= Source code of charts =
<<<<

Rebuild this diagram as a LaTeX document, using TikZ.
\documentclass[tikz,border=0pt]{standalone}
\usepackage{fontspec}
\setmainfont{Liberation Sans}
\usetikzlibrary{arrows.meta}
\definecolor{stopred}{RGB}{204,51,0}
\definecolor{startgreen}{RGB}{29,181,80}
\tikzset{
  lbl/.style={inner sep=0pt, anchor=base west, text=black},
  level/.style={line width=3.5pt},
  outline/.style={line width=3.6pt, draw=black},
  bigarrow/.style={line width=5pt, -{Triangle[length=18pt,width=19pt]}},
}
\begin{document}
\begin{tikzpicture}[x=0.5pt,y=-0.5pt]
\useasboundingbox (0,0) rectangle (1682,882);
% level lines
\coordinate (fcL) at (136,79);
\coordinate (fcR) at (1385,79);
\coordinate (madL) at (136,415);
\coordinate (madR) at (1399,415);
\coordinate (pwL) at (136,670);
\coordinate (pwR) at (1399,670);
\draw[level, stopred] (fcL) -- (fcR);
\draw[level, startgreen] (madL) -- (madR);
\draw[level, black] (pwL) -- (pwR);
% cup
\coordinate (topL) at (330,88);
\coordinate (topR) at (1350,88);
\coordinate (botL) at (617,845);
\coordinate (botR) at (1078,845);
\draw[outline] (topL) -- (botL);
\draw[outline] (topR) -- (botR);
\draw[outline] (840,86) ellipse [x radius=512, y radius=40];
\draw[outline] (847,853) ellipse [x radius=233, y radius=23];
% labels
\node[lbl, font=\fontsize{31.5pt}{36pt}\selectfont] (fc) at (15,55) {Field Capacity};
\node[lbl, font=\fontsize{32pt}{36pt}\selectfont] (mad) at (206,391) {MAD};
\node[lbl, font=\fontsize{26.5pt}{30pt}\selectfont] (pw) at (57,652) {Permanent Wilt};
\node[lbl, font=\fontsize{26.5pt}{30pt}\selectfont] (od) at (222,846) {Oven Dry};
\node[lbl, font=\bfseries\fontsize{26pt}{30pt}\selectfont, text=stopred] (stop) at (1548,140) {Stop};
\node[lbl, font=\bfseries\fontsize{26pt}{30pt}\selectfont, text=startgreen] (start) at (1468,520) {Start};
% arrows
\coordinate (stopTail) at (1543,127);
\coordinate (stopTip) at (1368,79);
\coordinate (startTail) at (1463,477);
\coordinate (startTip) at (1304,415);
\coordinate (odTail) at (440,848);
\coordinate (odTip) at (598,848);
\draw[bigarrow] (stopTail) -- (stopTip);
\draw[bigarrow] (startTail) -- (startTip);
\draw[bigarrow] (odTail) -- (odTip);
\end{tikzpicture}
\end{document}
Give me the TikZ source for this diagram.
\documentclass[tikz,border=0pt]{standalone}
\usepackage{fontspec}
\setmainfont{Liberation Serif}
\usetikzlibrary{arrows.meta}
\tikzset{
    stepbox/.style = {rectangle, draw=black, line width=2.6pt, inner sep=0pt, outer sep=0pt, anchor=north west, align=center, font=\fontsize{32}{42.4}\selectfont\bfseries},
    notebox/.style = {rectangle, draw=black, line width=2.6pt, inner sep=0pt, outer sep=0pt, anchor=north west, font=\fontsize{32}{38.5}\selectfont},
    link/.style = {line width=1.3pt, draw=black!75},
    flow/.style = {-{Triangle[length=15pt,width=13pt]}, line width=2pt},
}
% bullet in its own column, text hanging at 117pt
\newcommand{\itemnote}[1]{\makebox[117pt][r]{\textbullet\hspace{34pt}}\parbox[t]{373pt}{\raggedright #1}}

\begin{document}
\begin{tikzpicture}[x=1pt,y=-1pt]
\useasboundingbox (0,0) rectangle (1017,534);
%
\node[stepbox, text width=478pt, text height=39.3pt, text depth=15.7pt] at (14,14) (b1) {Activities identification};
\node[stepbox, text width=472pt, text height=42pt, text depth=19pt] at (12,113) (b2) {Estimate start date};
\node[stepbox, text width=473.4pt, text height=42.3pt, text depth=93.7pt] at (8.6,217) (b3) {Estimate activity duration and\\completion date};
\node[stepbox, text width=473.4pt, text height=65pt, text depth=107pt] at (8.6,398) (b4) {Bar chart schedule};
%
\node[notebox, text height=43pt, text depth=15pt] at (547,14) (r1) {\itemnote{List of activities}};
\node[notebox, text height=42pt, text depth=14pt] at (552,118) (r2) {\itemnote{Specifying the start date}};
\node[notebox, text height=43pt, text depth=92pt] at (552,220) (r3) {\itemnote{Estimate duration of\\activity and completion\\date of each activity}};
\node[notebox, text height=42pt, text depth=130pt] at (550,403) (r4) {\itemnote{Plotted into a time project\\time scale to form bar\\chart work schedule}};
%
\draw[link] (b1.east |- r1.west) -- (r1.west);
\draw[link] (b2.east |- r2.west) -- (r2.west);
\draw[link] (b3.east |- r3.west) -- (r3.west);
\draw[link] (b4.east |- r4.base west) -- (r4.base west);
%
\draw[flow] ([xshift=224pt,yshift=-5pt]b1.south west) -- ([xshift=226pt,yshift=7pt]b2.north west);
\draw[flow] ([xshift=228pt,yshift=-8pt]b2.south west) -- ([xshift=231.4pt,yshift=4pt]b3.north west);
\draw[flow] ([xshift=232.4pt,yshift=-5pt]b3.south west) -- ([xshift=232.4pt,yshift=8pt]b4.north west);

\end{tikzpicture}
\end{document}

>>>>

= Problem to solve =
Every line of the material must be returned exactly as it appears.

= Task result =
Rebuild this diagram as a LaTeX document, using TikZ.
\documentclass[tikz,border=0pt]{standalone}
\usepackage{fontspec}
\setmainfont{Liberation Sans}
\usetikzlibrary{arrows.meta}
\definecolor{stopred}{RGB}{204,51,0}
\definecolor{startgreen}{RGB}{29,181,80}
\tikzset{
  lbl/.style={inner sep=0pt, anchor=base west, text=black},
  level/.style={line width=3.5pt},
  outline/.style={line width=3.6pt, draw=black},
  bigarrow/.style={line width=5pt, -{Triangle[length=18pt,width=19pt]}},
}
\begin{document}
\begin{tikzpicture}[x=0.5pt,y=-0.5pt]
\useasboundingbox (0,0) rectangle (1682,882);
% level lines
\coordinate (fcL) at (136,79);
\coordinate (fcR) at (1385,79);
\coordinate (madL) at (136,415);
\coordinate (madR) at (1399,415);
\coordinate (pwL) at (136,670);
\coordinate (pwR) at (1399,670);
\draw[level, stopred] (fcL) -- (fcR);
\draw[level, startgreen] (madL) -- (madR);
\draw[level, black] (pwL) -- (pwR);
% cup
\coordinate (topL) at (330,88);
\coordinate (topR) at (1350,88);
\coordinate (botL) at (617,845);
\coordinate (botR) at (1078,845);
\draw[outline] (topL) -- (botL);
\draw[outline] (topR) -- (botR);
\draw[outline] (840,86) ellipse [x radius=512, y radius=40];
\draw[outline] (847,853) ellipse [x radius=233, y radius=23];
% labels
\node[lbl, font=\fontsize{31.5pt}{36pt}\selectfont] (fc) at (15,55) {Field Capacity};
\node[lbl, font=\fontsize{32pt}{36pt}\selectfont] (mad) at (206,391) {MAD};
\node[lbl, font=\fontsize{26.5pt}{30pt}\selectfont] (pw) at (57,652) {Permanent Wilt};
\node[lbl, font=\fontsize{26.5pt}{30pt}\selectfont] (od) at (222,846) {Oven Dry};
\node[lbl, font=\bfseries\fontsize{26pt}{30pt}\selectfont, text=stopred] (stop) at (1548,140) {Stop};
\node[lbl, font=\bfseries\fontsize{26pt}{30pt}\selectfont, text=startgreen] (start) at (1468,520) {Start};
% arrows
\coordinate (stopTail) at (1543,127);
\coordinate (stopTip) at (1368,79);
\coordinate (startTail) at (1463,477);
\coordinate (startTip) at (1304,415);
\coordinate (odTail) at (440,848);
\coordinate (odTip) at (598,848);
\draw[bigarrow] (stopTail) -- (stopTip);
\draw[bigarrow] (startTail) -- (startTip);
\draw[bigarrow] (odTail) -- (odTip);
\end{tikzpicture}
\end{document}
Give me the TikZ source for this diagram.
\documentclass[tikz,border=0pt]{standalone}
\usepackage{fontspec}
\setmainfont{Liberation Serif}
\usetikzlibrary{arrows.meta}
\tikzset{
    stepbox/.style = {rectangle, draw=black, line width=2.6pt, inner sep=0pt, outer sep=0pt, anchor=north west, align=center, font=\fontsize{32}{42.4}\selectfont\bfseries},
    notebox/.style = {rectangle, draw=black, line width=2.6pt, inner sep=0pt, outer sep=0pt, anchor=north west, font=\fontsize{32}{38.5}\selectfont},
    link/.style = {line width=1.3pt, draw=black!75},
    flow/.style = {-{Triangle[length=15pt,width=13pt]}, line width=2pt},
}
% bullet in its own column, text hanging at 117pt
\newcommand{\itemnote}[1]{\makebox[117pt][r]{\textbullet\hspace{34pt}}\parbox[t]{373pt}{\raggedright #1}}

\begin{document}
\begin{tikzpicture}[x=1pt,y=-1pt]
\useasboundingbox (0,0) rectangle (1017,534);
%
\node[stepbox, text width=478pt, text height=39.3pt, text depth=15.7pt] at (14,14) (b1) {Activities identification};
\node[stepbox, text width=472pt, text height=42pt, text depth=19pt] at (12,113) (b2) {Estimate start date};
\node[stepbox, text width=473.4pt, text height=42.3pt, text depth=93.7pt] at (8.6,217) (b3) {Estimate activity duration and\\completion date};
\node[stepbox, text width=473.4pt, text height=65pt, text depth=107pt] at (8.6,398) (b4) {Bar chart schedule};
%
\node[notebox, text height=43pt, text depth=15pt] at (547,14) (r1) {\itemnote{List of activities}};
\node[notebox, text height=42pt, text depth=14pt] at (552,118) (r2) {\itemnote{Specifying the start date}};
\node[notebox, text height=43pt, text depth=92pt] at (552,220) (r3) {\itemnote{Estimate duration of\\activity and completion\\date of each activity}};
\node[notebox, text height=42pt, text depth=130pt] at (550,403) (r4) {\itemnote{Plotted into a time project\\time scale to form bar\\chart work schedule}};
%
\draw[link] (b1.east |- r1.west) -- (r1.west);
\draw[link] (b2.east |- r2.west) -- (r2.west);
\draw[link] (b3.east |- r3.west) -- (r3.west);
\draw[link] (b4.east |- r4.base west) -- (r4.base west);
%
\draw[flow] ([xshift=224pt,yshift=-5pt]b1.south west) -- ([xshift=226pt,yshift=7pt]b2.north west);
\draw[flow] ([xshift=228pt,yshift=-8pt]b2.south west) -- ([xshift=231.4pt,yshift=4pt]b3.north west);
\draw[flow] ([xshift=232.4pt,yshift=-5pt]b3.south west) -- ([xshift=232.4pt,yshift=8pt]b4.north west);

\end{tikzpicture}
\end{document}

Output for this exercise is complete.